De vez em quando a imprensa vai-nos relatando casos de miúdos, quase sempre adolescentes, que saem de casa, aliciados pelos alçapões da net, por reacção a qualquer desconforto, atrás de uma ingénua história de amor ou tentados pela adrenalina de uma aventura.
Quase sempre, felizmente, estas histórias têm final feliz. A mais recente foi a da menina de Vagos, a Sara, que primeiro se suspeitava ter sido atraída através da net para um episódio potencialmente grave, mas que acabou num passeio alargado com o namorado em reacção, ao que parece, ao tipo de relacionamento familiar.
Neste tipo de situações parece-me importante reparar menos no seu valor facial e mais no que pode estar a montante da sua ocorrência. Refiro-me ao mal-estar em que muitos miúdos adolescentes vivem, muitas vezes sem que as próprias famílias, professores ou colegas dêem conta. Alguns sinais que possam ser visíveis são, por vezes, desvalorizados e entendidos como "coisas da idade", um equívoco que pode sair caro.
Retomo algumas notas de um texto que há algum tempo poisou no Atenta Inquietude sobre este mal-estar que assombra a vida de alguns miúdos.
Os tempos estão difíceis e crispados para os adultos, seguramente para boa parte dos adultos, e para os miúdos a estrada também não está fácil de percorrer. Alguns vivem, sobrevivem, em ambientes familiares disfuncionais que comprometem o aconchego do porto de abrigo, afinal o que se espera de uma família. Alguns percebem, sentem, que o mundo deles não parece deste reino, o mundo deles é um bairro insustentável que, conforme as circunstâncias, é o inferno onde vive ou o paraíso onde se acolhe e se sente protegido. Alguns sentem que o amanhã está longe de mais e um projecto para a vida é apenas mantê-la. Alguns convencem-se que a escola não está feita para que nela caibam. Alguns sentem que podem fazer o que quiserem porque não têm nada a perder e muito menos acreditam no que têm a ganhar.
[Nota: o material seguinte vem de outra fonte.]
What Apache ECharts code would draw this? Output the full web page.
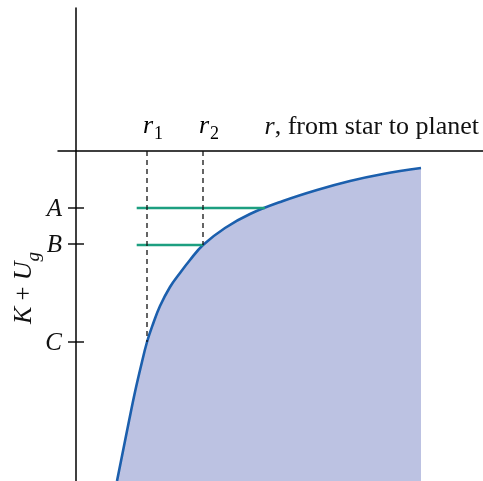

Alguns destes miúdos vão carregar para a escola a dor de alma que sentem mas não entendem, por vezes.
Não, não tenho nenhuma visão idealizada dos miúdos, nem acho que tudo lhes deve ser permitido ou desculpado e também sei que alguns fazem coisas inaceitáveis e, portanto, não toleráveis. Só estou a dizer que muitas vezes a alma dói tanto que a cabeça e o corpo se perdem e fogem para a frente atrás do nada que se esconde na adrenalina dos limites.
Espreitem a alma dos miúdos, sem medo, com vontade de perceber porque dói e surpreender-se-ão com a fragilidade e vulnerabilidade de alguns que se mascaram de heróis para uns ou bandidos para outros, procurando todos os dias enganar a dor da alma.